Just had a call from a lady on my mobile asking if I Kept getting unwanted calls.She said she could stop all these calls if I confirmed my full name and confirm the last three numbers of my Visa card that I paid my mobile phone bill with.
I just cancelled the call which was from Blackpool. Phone went again and she asked why I had cancelled the call. Cancelled the call again and this time the call was from Manchester. Must think I fell off the Christmas tree✌😂😂 

Merry Christmas and hopefully a better 2021 

Nidge


----------



## barryd (May 9, 2008)

Absolutely a scam I would say.


----------



## Pudsey_Bear (Sep 25, 2008)

Our lass is well pished off that you keep hanging up on here.


----------



## Mrplodd (Mar 4, 2008)

I would be inclined to speak with your bank rather quickly as it would appear someone has got hold of the majority of your bank card numbers and only needs the last three in order to access your money! 
Time to get a new card I reckon!


----------



## JanHank (Mar 29, 2015)

Or ask why does she want them and how this call blocking works, unless your needed back on the Christmas tree in a hurry. >


----------



## raynipper (Aug 4, 2008)

Just seen dating scams on Sky news have netted £64 million recently.
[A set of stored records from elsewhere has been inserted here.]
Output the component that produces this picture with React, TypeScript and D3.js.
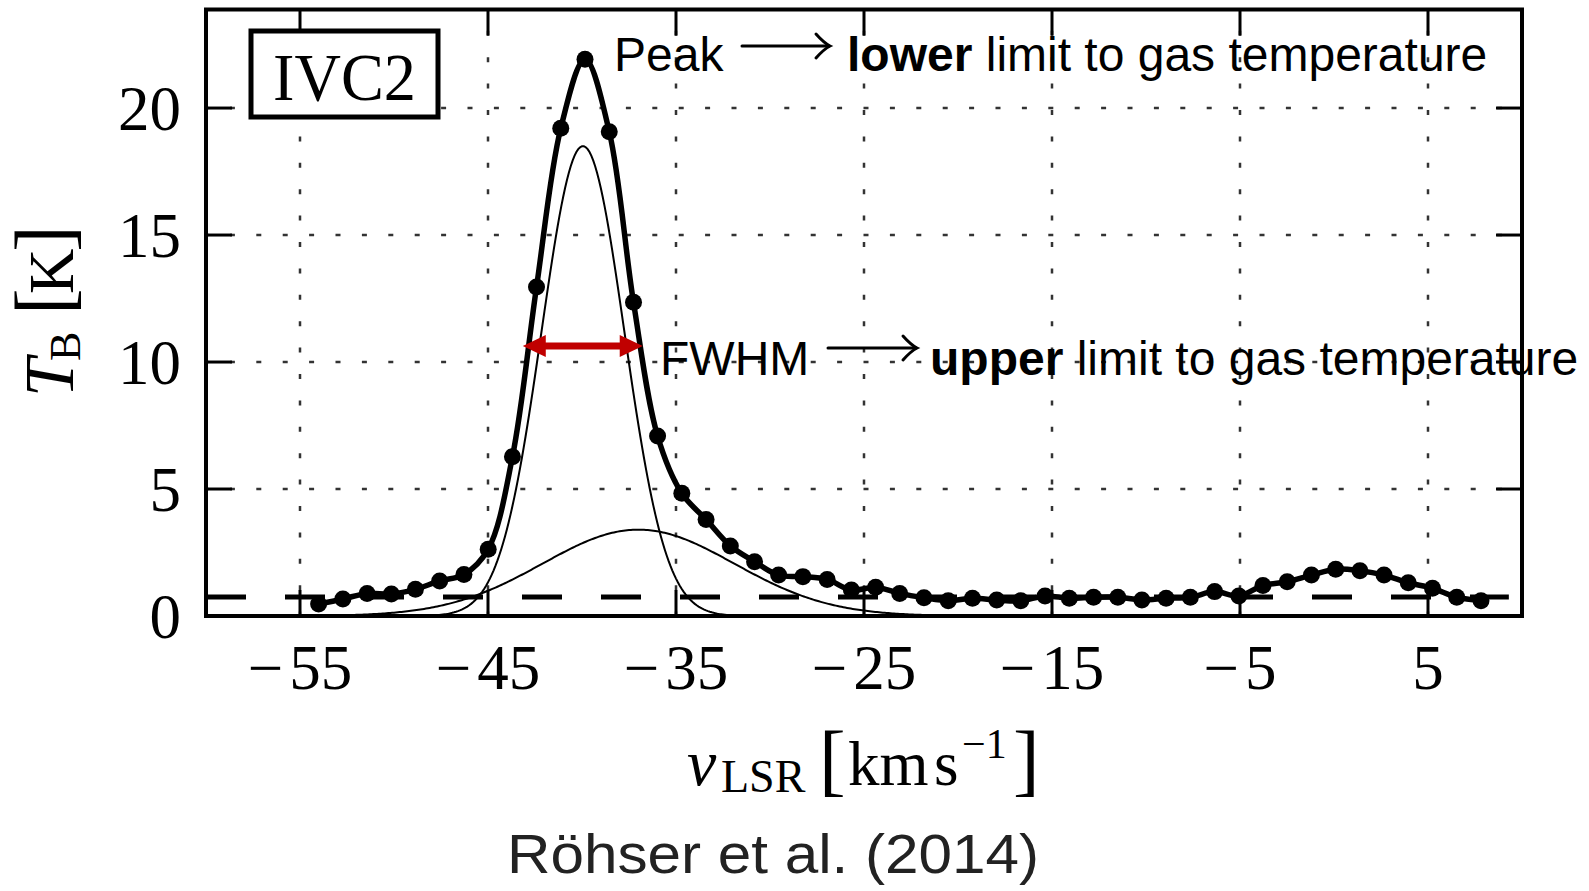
import React from "react";
import * as d3 from "d3";

// Canvas
const WIDTH = 1589;
const HEIGHT = 891;

// Plot frame (pixels)
const PLOT_LEFT = 206;
const PLOT_RIGHT = 1522;
const PLOT_TOP = 9.5;
const PLOT_BOTTOM = 616;

// Axis domains
const X_DOMAIN = [-60, 10];
const Y_DOMAIN = [0, 23.88];

// Spectrum channels: LSR velocity [km/s]
const velocity = [
  -54.01, -52.72, -51.43, -50.14, -48.86, -47.57, -46.28, -44.99, -43.7, -42.42,
  -41.13, -39.84, -38.55, -37.26, -35.98, -34.69, -33.4, -32.11, -30.82, -29.54,
  -28.25, -26.96, -25.67, -24.38, -23.1, -21.81, -20.52, -19.23, -17.94, -16.66,
  -15.37, -14.08, -12.79, -11.5, -10.22, -8.93, -7.64, -6.35, -5.06, -3.78,
  -2.49, -1.2, 0.09, 1.38, 2.66, 3.95, 5.24, 6.53, 7.82,
];

// Brightness temperature T_B [K] per channel
const brightness = [
  0.47, 0.67, 0.89, 0.87, 1.05, 1.38, 1.63, 2.63, 6.27, 12.95,
  19.2, 21.92, 19.07, 12.35, 7.09, 4.83, 3.8, 2.76, 2.14, 1.61,
  1.55, 1.44, 1.02, 1.13, 0.89, 0.72, 0.6, 0.7, 0.63, 0.6,
  0.79, 0.7, 0.74, 0.74, 0.63, 0.7, 0.74, 0.96, 0.79, 1.2,
  1.35, 1.61, 1.84, 1.78, 1.61, 1.31, 1.09, 0.74, 0.6,
];

// Gaussian decomposition of the IVC line (amplitude [K], centre [km/s], sigma [km/s])
const componentAmplitude = [18.5, 3.4];
const componentCenter = [-39.95, -37.0];
const componentSigma = [2.2, 5.1];

// Noise threshold line
const noiseLevel = 0.75;
const noiseExtent = [-60, 9.3];

// FWHM marker
const fwhmBounds = [-43.15, -36.77];
const fwhmLevel = 10.63;

// Ticks
const xTicks = [-55, -45, -35, -25, -15, -5, 5];
const yTicks = [0, 5, 10, 15, 20];

const SERIF = "'Liberation Serif', 'Times New Roman', serif";
const SANS = "'Liberation Sans', Arial, sans-serif";

const x = d3.scaleLinear().domain(X_DOMAIN).range([PLOT_LEFT, PLOT_RIGHT]);
const y = d3.scaleLinear().domain(Y_DOMAIN).range([PLOT_BOTTOM, PLOT_TOP]);

const gaussian = (v: number, a: number, c: number, s: number) =>
  a * Math.exp(-((v - c) * (v - c)) / (2 * s * s));

function LongArrow({ x1, x2, yPos }: { x1: number; x2: number; yPos: number }) {
  const head = `M${x2 - 14},${yPos - 12} Q${x2 - 6},${yPos - 3} ${x2},${yPos} Q${x2 - 6},${yPos + 3} ${x2 - 14},${yPos + 12}`;
  return (
    <g stroke="#000" fill="none" strokeWidth={3} strokeLinecap="round">
      <line x1={x1} x2={x2 - 1} y1={yPos} y2={yPos} />
      <path d={head} />
    </g>
  );
}

function DoubleArrow({ xl, xr, yPos }: { xl: number; xr: number; yPos: number }) {
  const hl = 23;
  const hw = 11;
  const sw = 3.5;
  const d = [
    `M${xl},${yPos}`,
    `L${xl + hl},${yPos - hw}`,
    `L${xl + hl},${yPos - sw}`,
    `L${xr - hl},${yPos - sw}`,
    `L${xr - hl},${yPos - hw}`,
    `L${xr},${yPos}`,
    `L${xr - hl},${yPos + hw}`,
    `L${xr - hl},${yPos + sw}`,
    `L${xl + hl},${yPos + sw}`,
    `L${xl + hl},${yPos + hw}`,
    "Z",
  ].join(" ");
  return <path d={d} fill="#c00000" />;
}

export default function App() {
  const samples = d3.range(X_DOMAIN[0], X_DOMAIN[1] + 0.001, 0.1);

  const componentPaths = componentAmplitude.map((a, i) => {
    const line = d3
      .line<number>()
      .x((v) => x(v))
      .y((v) => y(gaussian(v, a, componentCenter[i], componentSigma[i])));
    return line(samples) as string;
  });

  const spectrumPath = d3
    .line<number>()
    .x((_, i) => x(velocity[i]))
    .y((t) => y(t))
    .curve(d3.curveCatmullRom.alpha(0.5))(brightness) as string;

  const tickLen = 26;

  return (
    <svg
      width={WIDTH}
      height={HEIGHT}
      viewBox={`0 0 ${WIDTH} ${HEIGHT}`}
      style={{ position: "absolute", left: 0, top: 0, background: "#fff" }}
    >
      <defs>
        <clipPath id="plot-area">
          <rect
            x={PLOT_LEFT}
            y={PLOT_TOP}
            width={PLOT_RIGHT - PLOT_LEFT}
            height={PLOT_BOTTOM - PLOT_TOP}
          />
        </clipPath>
      </defs>
      <rect width={WIDTH} height={HEIGHT} fill="#fff" />

      {/* dotted grid */}
      <g stroke="#333" strokeWidth={2.5} fill="none">
        {xTicks.map((t) => (
          <line
            key={`gx${t}`}
            x1={x(t)}
            x2={x(t)}
            y1={PLOT_TOP}
            y2={PLOT_BOTTOM}
            strokeDasharray="5 21.4"
            strokeDashoffset={5.1}
          />
        ))}
        {yTicks
          .filter((t) => t > 0)
          .map((t) => (
            <line
              key={`gy${t}`}
              x1={PLOT_LEFT}
              x2={PLOT_RIGHT}
              y1={y(t)}
              y2={y(t)}
              strokeDasharray="5 21.4"
              strokeDashoffset={2.5}
            />
          ))}
      </g>

      <g clipPath="url(#plot-area)">
        {/* noise threshold */}
        <line
          x1={x(noiseExtent[0])}
          x2={x(noiseExtent[1])}
          y1={y(noiseLevel)}
          y2={y(noiseLevel)}
          stroke="#000"
          strokeWidth={5}
          strokeDasharray="40 39"
        />
        {/* Gaussian components */}
        {componentPaths.map((d, i) => (
          <path key={`c${i}`} d={d} fill="none" stroke="#000" strokeWidth={2} />
        ))}
        {/* observed spectrum */}
        <path d={spectrumPath} fill="none" stroke="#000" strokeWidth={5.5} />
        {brightness.map((t, i) => (
          <circle key={`p${i}`} cx={x(velocity[i])} cy={y(t)} r={8.5} fill="#000" />
        ))}
      </g>

      {/* ticks */}
      <g stroke="#000" strokeWidth={3}>
        {xTicks.map((t) => (
          <g key={`tx${t}`}>
            <line x1={x(t)} x2={x(t)} y1={PLOT_BOTTOM} y2={PLOT_BOTTOM - tickLen} />
            <line x1={x(t)} x2={x(t)} y1={PLOT_TOP} y2={PLOT_TOP + tickLen} />
          </g>
        ))}
        {yTicks.map((t) => (
          <g key={`ty${t}`}>
            <line x1={PLOT_LEFT} x2={PLOT_LEFT + tickLen} y1={y(t)} y2={y(t)} />
            <line x1={PLOT_RIGHT} x2={PLOT_RIGHT - tickLen} y1={y(t)} y2={y(t)} />
          </g>
        ))}
      </g>

      {/* frame */}
      <rect
        x={PLOT_LEFT}
        y={PLOT_TOP}
        width={PLOT_RIGHT - PLOT_LEFT}
        height={PLOT_BOTTOM - PLOT_TOP}
        fill="none"
        stroke="#000"
        strokeWidth={4}
      />

      {/* tick labels */}
      <g fontFamily={SERIF} fontSize={63} fill="#000">
        {xTicks.map((t) => (
          <text key={`lx${t}`} x={x(t)} y={689} textAnchor="middle">
            {t < 0 ? (
              <>
                <tspan>−</tspan>
                <tspan dx={6}>{Math.abs(t)}</tspan>
              </>
            ) : (
              <tspan>{t}</tspan>
            )}
          </text>
        ))}
        {yTicks.map((t) => (
          <text key={`ly${t}`} x={181} y={y(t) + 22} textAnchor="end">
            {t}
          </text>
        ))}
      </g>

      {/* x axis title */}
      <g fontFamily={SERIF} fill="#000">
        <text x={687} y={785} fontSize={66} fontStyle="italic">v</text>
        <text x={721} y={792} fontSize={46}>LSR</text>
        <text x={819} y={786} fontSize={80}>[</text>
        <text x={848} y={785} fontSize={63}>km</text>
        <text x={934} y={785} fontSize={63}>s</text>
        <text x={962} y={758} fontSize={42}>−1</text>
        <text x={1013} y={786} fontSize={80}>]</text>
      </g>

      {/* y axis title */}
      <g fontFamily={SERIF} fill="#000" transform="translate(73,397) rotate(-90)">
        <text x={0} y={0} fontSize={70} fontStyle="italic">T</text>
        <text x={36} y={7} fontSize={44}>B</text>
        <text x={82} y={-3} fontSize={80}>[</text>
        <text x={103} y={0} fontSize={63}>K</text>
        <text x={145} y={-3} fontSize={80}>]</text>
      </g>

      {/* cloud label */}
      <rect x={251} y={31} width={187} height={86} fill="#fff" stroke="#000" strokeWidth={5} />
      <text
        x={344.5}
        y={99.5}
        textAnchor="middle"
        fontFamily={SERIF}
        fontSize={67}
        fill="#000"
        textLength={143}
        lengthAdjust="spacingAndGlyphs"
      >
        IVC2
      </text>

      {/* annotations */}
      <g fontFamily={SANS} fontSize={48} fill="#000">
        <text x={614} y={71}>Peak</text>
        <text x={847} y={71}>
          <tspan fontWeight="bold">lower</tspan>
          <tspan> limit to gas temperature</tspan>
        </text>
        <text x={660} y={375}>FWHM</text>
        <text x={930} y={375}>
          <tspan fontWeight="bold">upper</tspan>
          <tspan> limit to gas temperature</tspan>
        </text>
      </g>
      <LongArrow x1={742} x2={830} yPos={46} />
      <LongArrow x1={828} x2={917} yPos={348} />
      <DoubleArrow xl={x(fwhmBounds[0])} xr={x(fwhmBounds[1])} yPos={y(fwhmLevel)} />

      {/* reference */}
      <text
        x={773}
        y={873}
        textAnchor="middle"
        fontFamily={SANS}
        fontSize={56}
        fill="#222"
        textLength={532}
        lengthAdjust="spacingAndGlyphs"
      >
        Röhser et al. (2014)
      </text>
    </svg>
  );
}
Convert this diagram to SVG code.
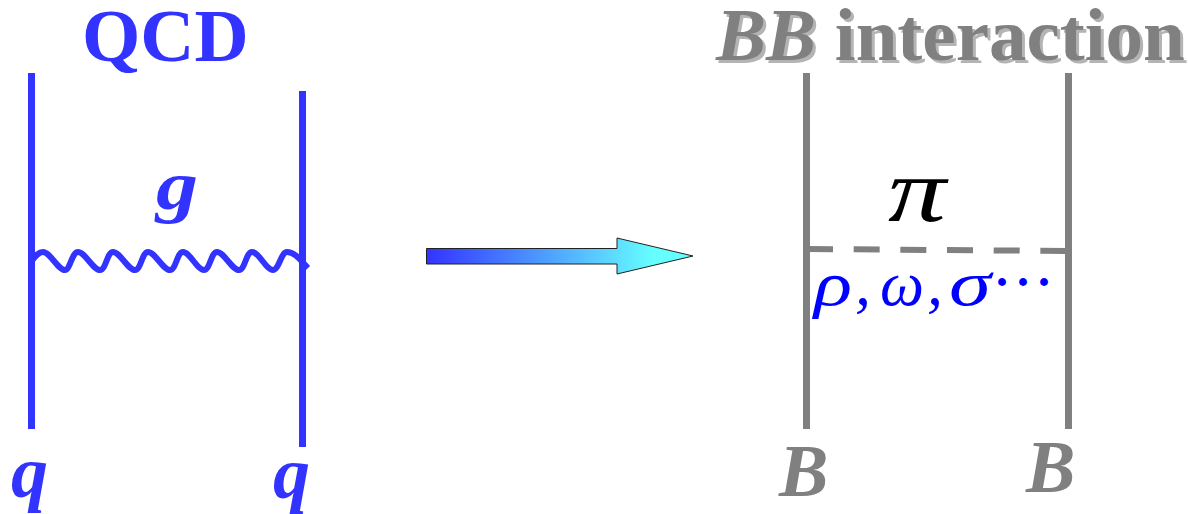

Usually African love scammers.

Ray.


----------



## nidge1 (Jul 26, 2009)

Wouldn’t mind losing a fiver Ray if they were genuine😂😂😂

Nidge


----------



## nidge1 (Jul 26, 2009)

Mrplodd said:


> I would be inclined to speak with your bank rather quickly as it would appear someone has got hold of the majority of your bank card numbers and only needs the last three in order to access your money!
> Time to get a new card I reckon!


Good Idea Mr Plodd but have you ever tried talking to Santander bank quickly? 😂😂

Nidge


----------